Short problem: Pictures stay out of this copy, which runs from the first line of the material through the line containing "const yTitle = 'Frequência';".

Supplied material:
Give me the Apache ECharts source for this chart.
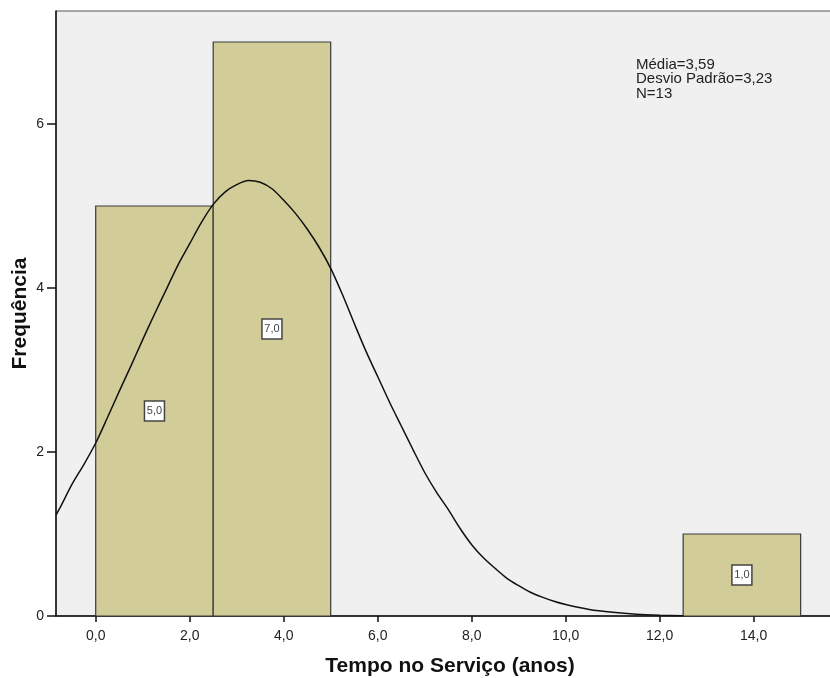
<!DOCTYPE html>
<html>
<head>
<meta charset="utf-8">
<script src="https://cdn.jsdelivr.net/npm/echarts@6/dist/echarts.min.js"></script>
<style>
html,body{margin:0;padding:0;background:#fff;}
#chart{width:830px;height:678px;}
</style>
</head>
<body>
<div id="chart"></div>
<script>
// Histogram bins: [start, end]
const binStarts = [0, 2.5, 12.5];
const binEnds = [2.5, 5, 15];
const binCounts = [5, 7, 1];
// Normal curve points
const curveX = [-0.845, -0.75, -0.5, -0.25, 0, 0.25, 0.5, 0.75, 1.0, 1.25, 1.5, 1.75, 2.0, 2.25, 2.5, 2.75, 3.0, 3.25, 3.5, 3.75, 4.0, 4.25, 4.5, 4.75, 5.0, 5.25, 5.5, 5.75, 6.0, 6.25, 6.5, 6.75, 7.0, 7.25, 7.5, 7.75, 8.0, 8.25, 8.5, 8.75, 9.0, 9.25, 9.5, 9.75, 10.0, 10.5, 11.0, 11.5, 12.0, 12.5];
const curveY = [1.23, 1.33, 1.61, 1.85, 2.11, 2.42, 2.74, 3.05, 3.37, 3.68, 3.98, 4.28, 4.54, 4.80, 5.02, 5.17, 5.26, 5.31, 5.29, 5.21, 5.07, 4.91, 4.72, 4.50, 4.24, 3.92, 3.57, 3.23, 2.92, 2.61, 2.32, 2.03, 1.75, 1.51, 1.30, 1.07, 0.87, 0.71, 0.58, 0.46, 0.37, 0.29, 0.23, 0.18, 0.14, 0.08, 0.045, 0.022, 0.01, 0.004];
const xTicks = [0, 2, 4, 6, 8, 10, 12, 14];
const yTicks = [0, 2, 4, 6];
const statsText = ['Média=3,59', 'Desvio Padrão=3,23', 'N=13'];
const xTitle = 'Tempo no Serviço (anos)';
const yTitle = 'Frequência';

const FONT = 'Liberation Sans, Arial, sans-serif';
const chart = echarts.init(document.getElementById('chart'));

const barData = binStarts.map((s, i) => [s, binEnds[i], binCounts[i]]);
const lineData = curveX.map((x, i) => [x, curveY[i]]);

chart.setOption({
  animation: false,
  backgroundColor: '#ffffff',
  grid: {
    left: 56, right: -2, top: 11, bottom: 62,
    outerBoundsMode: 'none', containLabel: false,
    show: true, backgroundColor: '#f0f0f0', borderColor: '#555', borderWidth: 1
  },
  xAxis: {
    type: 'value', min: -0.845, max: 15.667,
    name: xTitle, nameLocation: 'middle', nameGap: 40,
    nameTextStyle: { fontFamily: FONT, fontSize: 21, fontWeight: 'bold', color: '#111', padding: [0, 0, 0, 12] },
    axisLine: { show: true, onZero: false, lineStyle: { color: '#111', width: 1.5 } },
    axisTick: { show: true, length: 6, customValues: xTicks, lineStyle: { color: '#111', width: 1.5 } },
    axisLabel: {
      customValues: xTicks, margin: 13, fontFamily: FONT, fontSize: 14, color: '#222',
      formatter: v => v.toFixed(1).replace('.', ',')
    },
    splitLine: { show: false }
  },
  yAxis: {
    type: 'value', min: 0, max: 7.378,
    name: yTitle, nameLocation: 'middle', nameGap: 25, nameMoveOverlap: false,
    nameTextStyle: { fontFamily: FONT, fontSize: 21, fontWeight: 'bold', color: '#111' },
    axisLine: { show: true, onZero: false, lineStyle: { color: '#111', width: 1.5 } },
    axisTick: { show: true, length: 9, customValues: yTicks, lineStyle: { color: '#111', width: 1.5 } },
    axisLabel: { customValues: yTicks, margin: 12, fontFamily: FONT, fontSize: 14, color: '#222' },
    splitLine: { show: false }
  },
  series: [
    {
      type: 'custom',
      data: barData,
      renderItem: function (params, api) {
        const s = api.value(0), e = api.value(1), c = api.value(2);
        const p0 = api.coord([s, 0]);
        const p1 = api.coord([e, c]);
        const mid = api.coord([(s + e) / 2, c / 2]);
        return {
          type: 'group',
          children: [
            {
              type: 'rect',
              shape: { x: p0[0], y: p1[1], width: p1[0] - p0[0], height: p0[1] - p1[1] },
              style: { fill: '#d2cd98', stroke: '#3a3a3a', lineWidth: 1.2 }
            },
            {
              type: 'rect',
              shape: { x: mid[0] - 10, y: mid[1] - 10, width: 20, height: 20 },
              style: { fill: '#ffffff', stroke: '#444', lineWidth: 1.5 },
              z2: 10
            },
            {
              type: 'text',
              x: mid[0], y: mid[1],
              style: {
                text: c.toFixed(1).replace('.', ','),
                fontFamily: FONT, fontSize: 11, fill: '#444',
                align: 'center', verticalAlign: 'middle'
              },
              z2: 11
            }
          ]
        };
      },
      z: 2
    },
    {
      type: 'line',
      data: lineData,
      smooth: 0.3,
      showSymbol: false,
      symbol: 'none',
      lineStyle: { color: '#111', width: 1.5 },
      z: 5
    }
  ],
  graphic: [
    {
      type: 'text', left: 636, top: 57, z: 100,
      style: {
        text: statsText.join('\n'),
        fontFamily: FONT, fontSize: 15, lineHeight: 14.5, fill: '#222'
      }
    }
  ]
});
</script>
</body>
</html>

Expected answer:
Give me the Apache ECharts source for this chart.
<!DOCTYPE html>
<html>
<head>
<meta charset="utf-8">
<script src="https://cdn.jsdelivr.net/npm/echarts@6/dist/echarts.min.js"></script>
<style>
html,body{margin:0;padding:0;background:#fff;}
#chart{width:830px;height:678px;}
</style>
</head>
<body>
<div id="chart"></div>
<script>
// Histogram bins: [start, end]
const binStarts = [0, 2.5, 12.5];
const binEnds = [2.5, 5, 15];
const binCounts = [5, 7, 1];
// Normal curve points
const curveX = [-0.845, -0.75, -0.5, -0.25, 0, 0.25, 0.5, 0.75, 1.0, 1.25, 1.5, 1.75, 2.0, 2.25, 2.5, 2.75, 3.0, 3.25, 3.5, 3.75, 4.0, 4.25, 4.5, 4.75, 5.0, 5.25, 5.5, 5.75, 6.0, 6.25, 6.5, 6.75, 7.0, 7.25, 7.5, 7.75, 8.0, 8.25, 8.5, 8.75, 9.0, 9.25, 9.5, 9.75, 10.0, 10.5, 11.0, 11.5, 12.0, 12.5];
const curveY = [1.23, 1.33, 1.61, 1.85, 2.11, 2.42, 2.74, 3.05, 3.37, 3.68, 3.98, 4.28, 4.54, 4.80, 5.02, 5.17, 5.26, 5.31, 5.29, 5.21, 5.07, 4.91, 4.72, 4.50, 4.24, 3.92, 3.57, 3.23, 2.92, 2.61, 2.32, 2.03, 1.75, 1.51, 1.30, 1.07, 0.87, 0.71, 0.58, 0.46, 0.37, 0.29, 0.23, 0.18, 0.14, 0.08, 0.045, 0.022, 0.01, 0.004];
const xTicks = [0, 2, 4, 6, 8, 10, 12, 14];
const yTicks = [0, 2, 4, 6];
const statsText = ['Média=3,59', 'Desvio Padrão=3,23', 'N=13'];
const xTitle = 'Tempo no Serviço (anos)';
const yTitle = 'Frequência';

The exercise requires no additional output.